Here's the thing: Bushmiller's successors were pretty good at creating strips that felt like Bushmiller might have created them, but Jaimes's Nancy makes me feel like Bushmiller made his readers feel during his 50 year run.
Jaimes's Nancy is obsessed with her phone and social media, she lives in our modern, contemporary world, she goes to after-school robotics club, all things that are a million miles from Bushmiller's strips — but if Bushmiller was creating Nancy in 2018, this is the Nancy he would have created.

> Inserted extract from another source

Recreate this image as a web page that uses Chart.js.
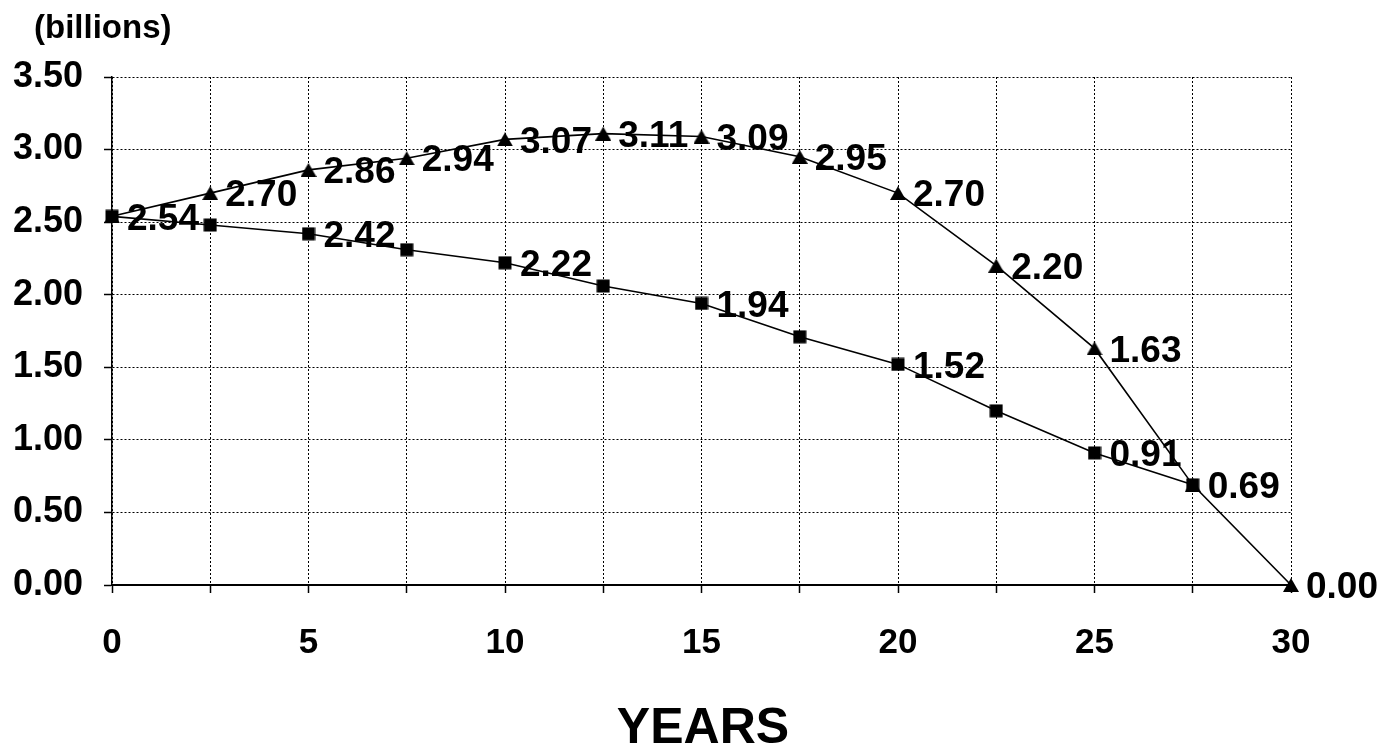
<!DOCTYPE html>
<html>
<head>
<meta charset="utf-8">
<title>Billions by year</title>
<script src="https://cdn.jsdelivr.net/npm/chart.js@4/dist/chart.umd.min.js"></script>
<style>
  html, body { margin: 0; padding: 0; background: #fff; }
  #wrap { position: relative; width: 1384px; height: 752px; }
</style>
</head>
<body>
<div id="wrap"><canvas id="chart" width="1384" height="752"></canvas></div>
<script>
// Years along the horizontal axis (every 2.5 years)
const years = [0, 2.5, 5, 7.5, 10, 12.5, 15, 17.5, 20, 22.5, 25, 27.5, 30];

// Triangle series (billions)
const triangleValues = [2.54, 2.70, 2.86, 2.94, 3.07, 3.11, 3.09, 2.95, 2.70, 2.20, 1.63, 0.69, 0.00];
// Which triangle points carry a value label
const triangleLabelled = [false, true, true, true, true, true, true, true, true, true, true, false, true];

// Square series (billions), ends at 27.5 years
const squareValues = [2.54, 2.48, 2.42, 2.31, 2.22, 2.06, 1.94, 1.71, 1.52, 1.20, 0.91, 0.69];
const squareLabelled = [true, false, true, false, true, false, true, false, true, false, true, true];

// Axis tick values
const yTicks = [0, 0.5, 1, 1.5, 2, 2.5, 3, 3.5];
const xLabelledYears = [0, 5, 10, 15, 20, 25, 30];

const FONT = '"Liberation Sans", Arial, Helvetica, sans-serif';

const toPoints = (vals) => vals.map((v, i) => ({ x: years[i], y: v }));

// Solid black marker images, centred on their bounding box
function makeMarker(kind) {
  const c = document.createElement('canvas');
  const w = kind === 'triangle' ? 16 : 14;
  const h = 14;
  c.width = w; c.height = h;
  const g = c.getContext('2d');
  g.fillStyle = '#000';
  g.beginPath();
  if (kind === 'triangle') {
    g.moveTo(w / 2, 0);
    g.lineTo(w, h);
    g.lineTo(0, h);
    g.closePath();
  } else {
    g.rect(0.5, 0.5, w - 1, h - 1);
  }
  g.fill();
  return c;
}
const triangleMarker = makeMarker('triangle');
const squareMarker = makeMarker('square');

// Draws the value next to each labelled marker, plus the axis captions
const valueLabels = {
  id: 'valueLabels',
  afterDatasetsDraw(chart) {
    const ctx = chart.ctx;
    ctx.save();
    ctx.fillStyle = '#000';
    ctx.font = 'bold 37px ' + FONT;
    ctx.textAlign = 'left';
    ctx.textBaseline = 'middle';
    chart.data.datasets.forEach((ds, di) => {
      const meta = chart.getDatasetMeta(di);
      meta.data.forEach((pt, i) => {
        if (!ds.labelled[i]) return;
        ctx.fillText(ds.data[i].y.toFixed(2), pt.x + 15, pt.y + 3);
      });
    });
    ctx.restore();
  },
  afterDraw(chart) {
    const ctx = chart.ctx;
    ctx.save();
    ctx.fillStyle = '#000';
    ctx.textBaseline = 'middle';
    ctx.textAlign = 'left';
    ctx.font = 'bold 33px ' + FONT;
    ctx.fillText('(billions)', 34, 29);
    ctx.textAlign = 'center';
    ctx.font = 'bold 50px ' + FONT;
    ctx.fillText('YEARS', 703, 729);
    ctx.restore();
  }
};

new Chart(document.getElementById('chart'), {
  type: 'line',
  data: {
    datasets: [
      {
        label: 'squares',
        data: toPoints(squareValues),
        labelled: squareLabelled,
        borderColor: '#000',
        borderWidth: 1.6,
        backgroundColor: '#000',
        pointStyle: squareMarker,
        pointRadius: 7,
        tension: 0,
        clip: false,
        order: 0
      },
      {
        label: 'triangles',
        data: toPoints(triangleValues),
        labelled: triangleLabelled,
        borderColor: '#000',
        borderWidth: 1.6,
        backgroundColor: '#000',
        pointStyle: triangleMarker,
        pointRadius: 8,
        tension: 0,
        clip: false,
        order: 1
      }
    ]
  },
  options: {
    responsive: false,
    animation: false,
    events: [],
    layout: { padding: { left: 0, right: 93, top: 77, bottom: 0 } },
    plugins: {
      legend: { display: false },
      tooltip: { enabled: false },
      title: { display: false }
    },
    scales: {
      x: {
        type: 'linear',
        min: 0,
        max: 30,
        afterFit(scale) { scale.height = 752 - 585; },
        afterBuildTicks(scale) { scale.ticks = years.map(v => ({ value: v })); },
        ticks: {
          autoSkip: false,
          maxRotation: 0,
          color: '#000',
          padding: 29,
          font: { family: FONT, size: 35, weight: 'bold' },
          callback: (v) => xLabelledYears.includes(v) ? String(v) : ''
        },
        grid: {
          color: '#000',
          lineWidth: 1,
          tickLength: 8,
          tickColor: '#000',
          tickWidth: 1.5,
          tickBorderDash: []
        },
        border: { display: true, color: '#000', width: 2, dash: [2, 2] }
      },
      y: {
        type: 'linear',
        min: 0,
        max: 3.5,
        afterFit(scale) { scale.width = 112; },
        afterBuildTicks(scale) { scale.ticks = yTicks.map(v => ({ value: v })); },
        ticks: {
          color: '#000',
          padding: 21,
          font: { family: FONT, size: 36, weight: 'bold' },
          callback: (v) => Number(v).toFixed(2)
        },
        grid: {
          color: '#000',
          lineWidth: 1,
          tickLength: 8,
          tickColor: '#000',
          tickWidth: 1.5,
          tickBorderDash: []
        },
        border: { display: true, color: '#000', width: 1.5, dash: [2, 2] }
      }
    }
  },
  plugins: [valueLabels]
});
</script>
</body>
</html>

This is the non-anachronistic, modern Nancy that is totally, utterly true to Bushmiller's sensibilities, and that blend of modernity and Bushmillerian faithfulness makes today's Nancy perfectly suited for being shared between kids and their grownups.
I've been reading the new book around the house for the past day or so, and everyone else who has transited the house in that time has repeatedly stopped me to say, "Why are you laughing so hard at that book?" Honestly, I just want to give everyone a copy of this.
The book's got some terrific forematter and appendices, too, including a revealing interview wiht Vulture, an illuminating and insightful essay on the structural problems that made the funnies so white and male by Hillary "Rhymes With Orange" Price, and some charming fan-art portraits of Nancy.
Jaimes herself is shrouded in mystery: she did a single notorious live appearance at Cartoon Crossroads Columbus where she wore a hilarious disguise and then ran into a closet (!). But her personality comes through very strongly in her strips. She is clearly a precious gift from the universe to an undeserving human race, and I am so glad she's doing what she's doing.